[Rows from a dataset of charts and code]
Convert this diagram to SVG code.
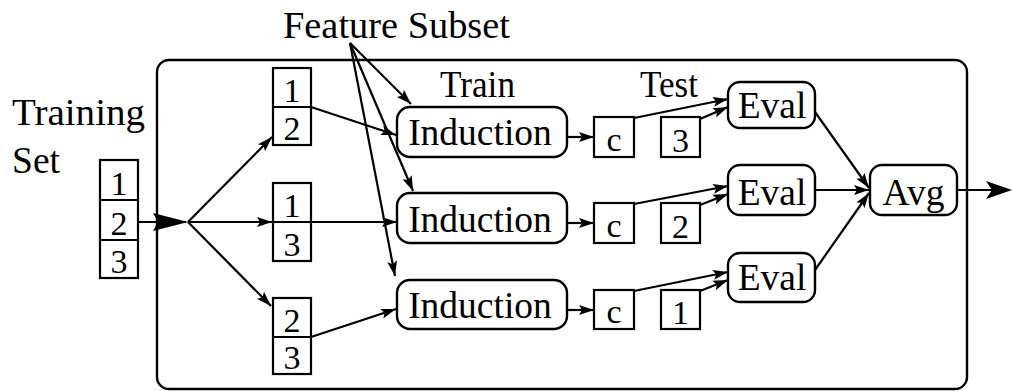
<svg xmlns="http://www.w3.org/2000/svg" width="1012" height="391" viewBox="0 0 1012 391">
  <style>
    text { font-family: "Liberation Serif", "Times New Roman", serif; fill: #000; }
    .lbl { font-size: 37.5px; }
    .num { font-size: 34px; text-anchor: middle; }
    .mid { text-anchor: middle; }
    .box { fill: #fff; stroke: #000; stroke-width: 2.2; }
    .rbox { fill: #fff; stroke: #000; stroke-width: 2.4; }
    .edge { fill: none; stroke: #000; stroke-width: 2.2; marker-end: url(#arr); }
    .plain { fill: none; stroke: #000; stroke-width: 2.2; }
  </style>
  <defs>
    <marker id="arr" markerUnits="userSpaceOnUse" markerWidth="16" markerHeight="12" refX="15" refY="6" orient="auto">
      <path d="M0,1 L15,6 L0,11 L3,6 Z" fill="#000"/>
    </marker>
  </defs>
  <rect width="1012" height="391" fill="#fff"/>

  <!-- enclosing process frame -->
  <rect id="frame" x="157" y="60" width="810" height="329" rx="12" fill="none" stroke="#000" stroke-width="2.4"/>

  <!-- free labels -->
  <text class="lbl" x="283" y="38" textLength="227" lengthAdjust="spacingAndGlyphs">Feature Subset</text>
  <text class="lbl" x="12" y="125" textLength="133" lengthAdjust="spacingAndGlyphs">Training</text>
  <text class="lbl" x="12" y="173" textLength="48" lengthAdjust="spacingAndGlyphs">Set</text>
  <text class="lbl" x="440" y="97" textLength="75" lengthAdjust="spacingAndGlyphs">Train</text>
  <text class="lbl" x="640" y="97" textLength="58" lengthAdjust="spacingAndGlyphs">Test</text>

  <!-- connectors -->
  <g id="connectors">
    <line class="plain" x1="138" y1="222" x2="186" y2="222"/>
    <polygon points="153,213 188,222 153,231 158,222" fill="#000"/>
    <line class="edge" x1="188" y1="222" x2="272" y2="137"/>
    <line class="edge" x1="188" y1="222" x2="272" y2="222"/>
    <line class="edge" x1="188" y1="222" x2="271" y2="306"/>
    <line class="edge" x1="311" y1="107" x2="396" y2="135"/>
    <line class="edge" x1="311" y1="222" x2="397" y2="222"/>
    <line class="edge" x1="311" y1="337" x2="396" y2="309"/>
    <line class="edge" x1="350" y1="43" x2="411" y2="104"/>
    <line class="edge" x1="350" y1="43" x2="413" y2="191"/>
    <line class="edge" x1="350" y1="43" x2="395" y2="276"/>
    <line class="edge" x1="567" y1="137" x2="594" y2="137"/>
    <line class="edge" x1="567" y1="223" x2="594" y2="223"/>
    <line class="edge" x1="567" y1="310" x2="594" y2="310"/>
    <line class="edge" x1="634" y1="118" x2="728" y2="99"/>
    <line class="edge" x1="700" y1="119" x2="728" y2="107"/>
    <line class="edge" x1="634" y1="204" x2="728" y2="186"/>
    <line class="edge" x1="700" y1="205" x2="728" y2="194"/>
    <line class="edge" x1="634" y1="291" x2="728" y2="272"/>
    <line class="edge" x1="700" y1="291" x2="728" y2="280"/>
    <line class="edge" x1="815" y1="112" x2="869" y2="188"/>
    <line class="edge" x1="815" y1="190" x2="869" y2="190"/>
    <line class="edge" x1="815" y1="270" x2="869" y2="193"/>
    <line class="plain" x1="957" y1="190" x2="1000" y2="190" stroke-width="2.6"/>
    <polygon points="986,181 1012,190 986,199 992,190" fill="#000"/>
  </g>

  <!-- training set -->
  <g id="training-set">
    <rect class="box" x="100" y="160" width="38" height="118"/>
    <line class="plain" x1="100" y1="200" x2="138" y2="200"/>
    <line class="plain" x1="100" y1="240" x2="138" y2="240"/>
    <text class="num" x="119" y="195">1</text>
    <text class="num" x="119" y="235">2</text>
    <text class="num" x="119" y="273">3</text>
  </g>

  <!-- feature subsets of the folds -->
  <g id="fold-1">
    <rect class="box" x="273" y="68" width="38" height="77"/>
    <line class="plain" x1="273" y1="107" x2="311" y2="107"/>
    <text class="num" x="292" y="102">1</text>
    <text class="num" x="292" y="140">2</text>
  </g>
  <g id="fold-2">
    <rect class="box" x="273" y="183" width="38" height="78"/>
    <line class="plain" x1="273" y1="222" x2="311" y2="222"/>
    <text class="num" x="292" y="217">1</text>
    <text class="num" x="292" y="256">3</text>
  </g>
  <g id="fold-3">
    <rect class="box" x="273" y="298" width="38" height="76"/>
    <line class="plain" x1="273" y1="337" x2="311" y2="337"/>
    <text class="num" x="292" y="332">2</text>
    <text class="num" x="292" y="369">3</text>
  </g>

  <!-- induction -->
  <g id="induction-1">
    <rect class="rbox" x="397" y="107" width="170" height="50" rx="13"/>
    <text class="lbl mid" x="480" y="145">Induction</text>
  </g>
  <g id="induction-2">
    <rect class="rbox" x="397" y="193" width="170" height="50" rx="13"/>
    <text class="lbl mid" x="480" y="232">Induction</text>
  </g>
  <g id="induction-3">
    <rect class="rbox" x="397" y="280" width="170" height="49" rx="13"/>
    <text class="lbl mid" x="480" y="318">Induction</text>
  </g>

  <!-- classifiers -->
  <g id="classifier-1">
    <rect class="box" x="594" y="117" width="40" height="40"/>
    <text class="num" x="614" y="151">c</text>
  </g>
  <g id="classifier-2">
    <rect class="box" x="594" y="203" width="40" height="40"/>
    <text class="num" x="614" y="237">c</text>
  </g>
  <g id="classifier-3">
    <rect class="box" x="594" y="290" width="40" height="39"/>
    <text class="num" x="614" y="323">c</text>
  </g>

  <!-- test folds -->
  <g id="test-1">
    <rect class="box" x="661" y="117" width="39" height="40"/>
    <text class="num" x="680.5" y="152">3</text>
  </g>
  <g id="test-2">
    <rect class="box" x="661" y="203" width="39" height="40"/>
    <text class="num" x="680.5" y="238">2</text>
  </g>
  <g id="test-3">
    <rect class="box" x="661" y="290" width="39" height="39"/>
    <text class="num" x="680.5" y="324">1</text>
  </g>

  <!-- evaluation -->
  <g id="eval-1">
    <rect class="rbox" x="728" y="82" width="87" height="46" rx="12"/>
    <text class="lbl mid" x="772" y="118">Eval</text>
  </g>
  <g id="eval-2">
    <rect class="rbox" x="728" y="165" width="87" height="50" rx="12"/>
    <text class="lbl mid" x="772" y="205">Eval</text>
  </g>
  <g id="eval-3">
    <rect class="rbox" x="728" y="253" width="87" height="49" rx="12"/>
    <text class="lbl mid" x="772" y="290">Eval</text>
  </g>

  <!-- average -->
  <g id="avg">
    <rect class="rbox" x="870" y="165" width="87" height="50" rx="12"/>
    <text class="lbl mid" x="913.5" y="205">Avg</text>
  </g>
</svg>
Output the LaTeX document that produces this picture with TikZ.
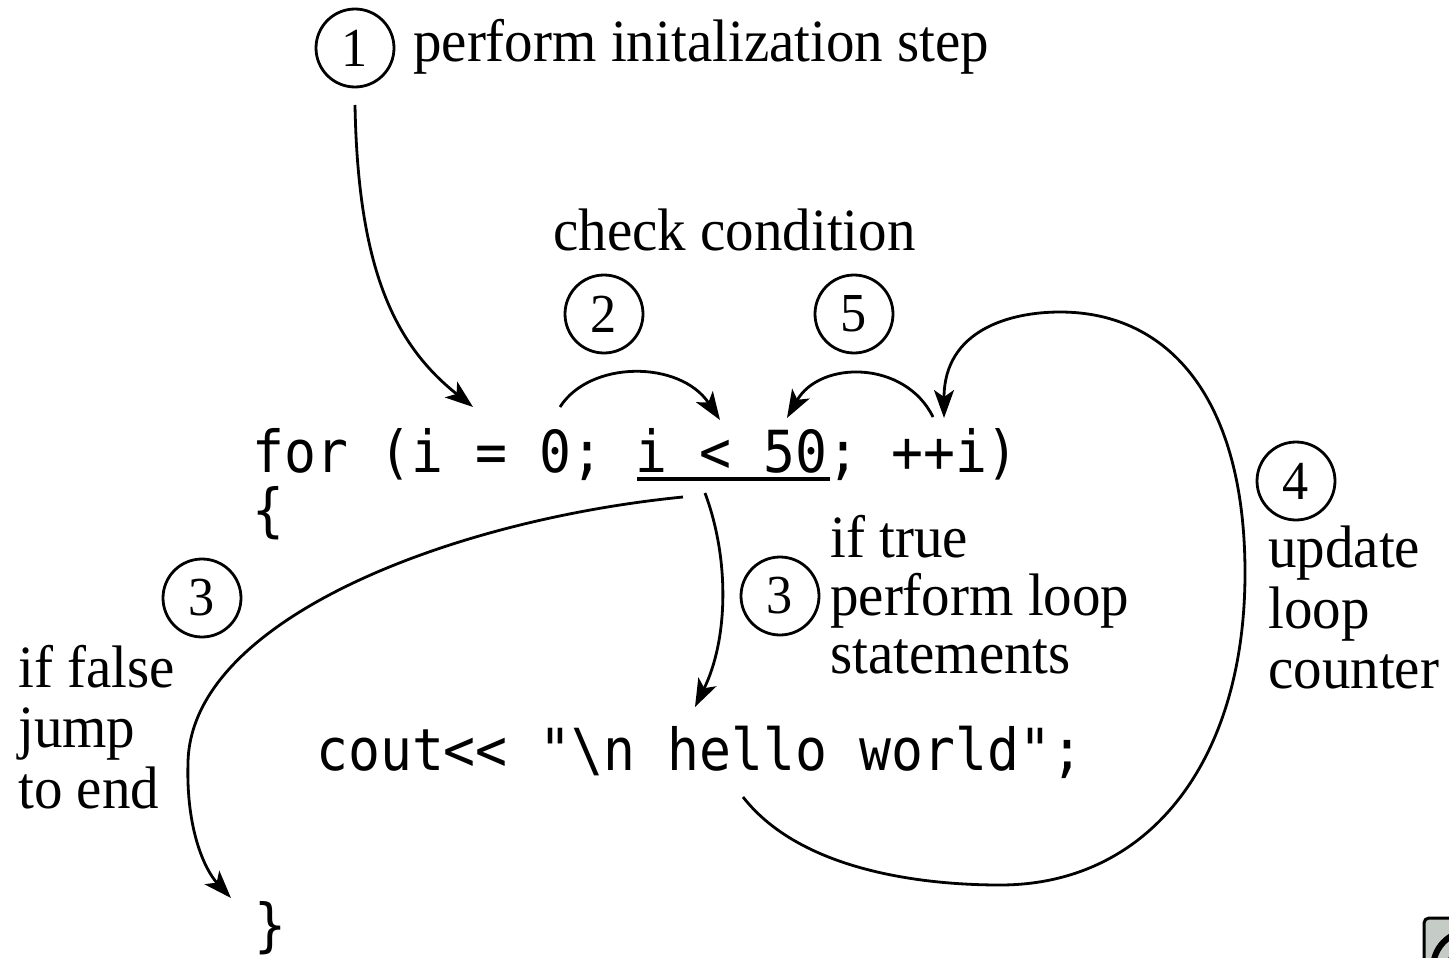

◆ Prompt ◆
Using the material above, return every line exactly as it appears, minus the pictures.

◆ Response below ◆
Convert this diagram to SVG code.
<svg xmlns="http://www.w3.org/2000/svg" width="1012" height="391" viewBox="0 0 1012 391">
  <style>
    text { font-family: "Liberation Serif", "Times New Roman", serif; fill: #000; }
    .lbl { font-size: 37.5px; }
    .num { font-size: 34px; text-anchor: middle; }
    .mid { text-anchor: middle; }
    .box { fill: #fff; stroke: #000; stroke-width: 2.2; }
    .rbox { fill: #fff; stroke: #000; stroke-width: 2.4; }
    .edge { fill: none; stroke: #000; stroke-width: 2.2; marker-end: url(#arr); }
    .plain { fill: none; stroke: #000; stroke-width: 2.2; }
  </style>
  <defs>
    <marker id="arr" markerUnits="userSpaceOnUse" markerWidth="16" markerHeight="12" refX="15" refY="6" orient="auto">
      <path d="M0,1 L15,6 L0,11 L3,6 Z" fill="#000"/>
    </marker>
  </defs>
  <rect width="1012" height="391" fill="#fff"/>

  <!-- enclosing process frame -->
  <rect id="frame" x="157" y="60" width="810" height="329" rx="12" fill="none" stroke="#000" stroke-width="2.4"/>

  <!-- free labels -->
  <text class="lbl" x="283" y="38" textLength="227" lengthAdjust="spacingAndGlyphs">Feature Subset</text>
  <text class="lbl" x="12" y="125" textLength="133" lengthAdjust="spacingAndGlyphs">Training</text>
  <text class="lbl" x="12" y="173" textLength="48" lengthAdjust="spacingAndGlyphs">Set</text>
  <text class="lbl" x="440" y="97" textLength="75" lengthAdjust="spacingAndGlyphs">Train</text>
  <text class="lbl" x="640" y="97" textLength="58" lengthAdjust="spacingAndGlyphs">Test</text>

  <!-- connectors -->
  <g id="connectors">
    <line class="plain" x1="138" y1="222" x2="186" y2="222"/>
    <polygon points="153,213 188,222 153,231 158,222" fill="#000"/>
    <line class="edge" x1="188" y1="222" x2="272" y2="137"/>
    <line class="edge" x1="188" y1="222" x2="272" y2="222"/>
    <line class="edge" x1="188" y1="222" x2="271" y2="306"/>
    <line class="edge" x1="311" y1="107" x2="396" y2="135"/>
    <line class="edge" x1="311" y1="222" x2="397" y2="222"/>
    <line class="edge" x1="311" y1="337" x2="396" y2="309"/>
    <line class="edge" x1="350" y1="43" x2="411" y2="104"/>
    <line class="edge" x1="350" y1="43" x2="413" y2="191"/>
    <line class="edge" x1="350" y1="43" x2="395" y2="276"/>
    <line class="edge" x1="567" y1="137" x2="594" y2="137"/>
    <line class="edge" x1="567" y1="223" x2="594" y2="223"/>
    <line class="edge" x1="567" y1="310" x2="594" y2="310"/>
    <line class="edge" x1="634" y1="118" x2="728" y2="99"/>
    <line class="edge" x1="700" y1="119" x2="728" y2="107"/>
    <line class="edge" x1="634" y1="204" x2="728" y2="186"/>
    <line class="edge" x1="700" y1="205" x2="728" y2="194"/>
    <line class="edge" x1="634" y1="291" x2="728" y2="272"/>
    <line class="edge" x1="700" y1="291" x2="728" y2="280"/>
    <line class="edge" x1="815" y1="112" x2="869" y2="188"/>
    <line class="edge" x1="815" y1="190" x2="869" y2="190"/>
    <line class="edge" x1="815" y1="270" x2="869" y2="193"/>
    <line class="plain" x1="957" y1="190" x2="1000" y2="190" stroke-width="2.6"/>
    <polygon points="986,181 1012,190 986,199 992,190" fill="#000"/>
  </g>

  <!-- training set -->
  <g id="training-set">
    <rect class="box" x="100" y="160" width="38" height="118"/>
    <line class="plain" x1="100" y1="200" x2="138" y2="200"/>
    <line class="plain" x1="100" y1="240" x2="138" y2="240"/>
    <text class="num" x="119" y="195">1</text>
    <text class="num" x="119" y="235">2</text>
    <text class="num" x="119" y="273">3</text>
  </g>

  <!-- feature subsets of the folds -->
  <g id="fold-1">
    <rect class="box" x="273" y="68" width="38" height="77"/>
    <line class="plain" x1="273" y1="107" x2="311" y2="107"/>
    <text class="num" x="292" y="102">1</text>
    <text class="num" x="292" y="140">2</text>
  </g>
  <g id="fold-2">
    <rect class="box" x="273" y="183" width="38" height="78"/>
    <line class="plain" x1="273" y1="222" x2="311" y2="222"/>
    <text class="num" x="292" y="217">1</text>
    <text class="num" x="292" y="256">3</text>
  </g>
  <g id="fold-3">
    <rect class="box" x="273" y="298" width="38" height="76"/>
    <line class="plain" x1="273" y1="337" x2="311" y2="337"/>
    <text class="num" x="292" y="332">2</text>
    <text class="num" x="292" y="369">3</text>
  </g>

  <!-- induction -->
  <g id="induction-1">
    <rect class="rbox" x="397" y="107" width="170" height="50" rx="13"/>
    <text class="lbl mid" x="480" y="145">Induction</text>
  </g>
  <g id="induction-2">
    <rect class="rbox" x="397" y="193" width="170" height="50" rx="13"/>
    <text class="lbl mid" x="480" y="232">Induction</text>
  </g>
  <g id="induction-3">
    <rect class="rbox" x="397" y="280" width="170" height="49" rx="13"/>
    <text class="lbl mid" x="480" y="318">Induction</text>
  </g>

  <!-- classifiers -->
  <g id="classifier-1">
    <rect class="box" x="594" y="117" width="40" height="40"/>
    <text class="num" x="614" y="151">c</text>
  </g>
  <g id="classifier-2">
    <rect class="box" x="594" y="203" width="40" height="40"/>
    <text class="num" x="614" y="237">c</text>
  </g>
  <g id="classifier-3">
    <rect class="box" x="594" y="290" width="40" height="39"/>
    <text class="num" x="614" y="323">c</text>
  </g>

  <!-- test folds -->
  <g id="test-1">
    <rect class="box" x="661" y="117" width="39" height="40"/>
    <text class="num" x="680.5" y="152">3</text>
  </g>
  <g id="test-2">
    <rect class="box" x="661" y="203" width="39" height="40"/>
    <text class="num" x="680.5" y="238">2</text>
  </g>
  <g id="test-3">
    <rect class="box" x="661" y="290" width="39" height="39"/>
    <text class="num" x="680.5" y="324">1</text>
  </g>

  <!-- evaluation -->
  <g id="eval-1">
    <rect class="rbox" x="728" y="82" width="87" height="46" rx="12"/>
    <text class="lbl mid" x="772" y="118">Eval</text>
  </g>
  <g id="eval-2">
    <rect class="rbox" x="728" y="165" width="87" height="50" rx="12"/>
    <text class="lbl mid" x="772" y="205">Eval</text>
  </g>
  <g id="eval-3">
    <rect class="rbox" x="728" y="253" width="87" height="49" rx="12"/>
    <text class="lbl mid" x="772" y="290">Eval</text>
  </g>

  <!-- average -->
  <g id="avg">
    <rect class="rbox" x="870" y="165" width="87" height="50" rx="12"/>
    <text class="lbl mid" x="913.5" y="205">Avg</text>
  </g>
</svg>
Output the LaTeX document that produces this picture with TikZ.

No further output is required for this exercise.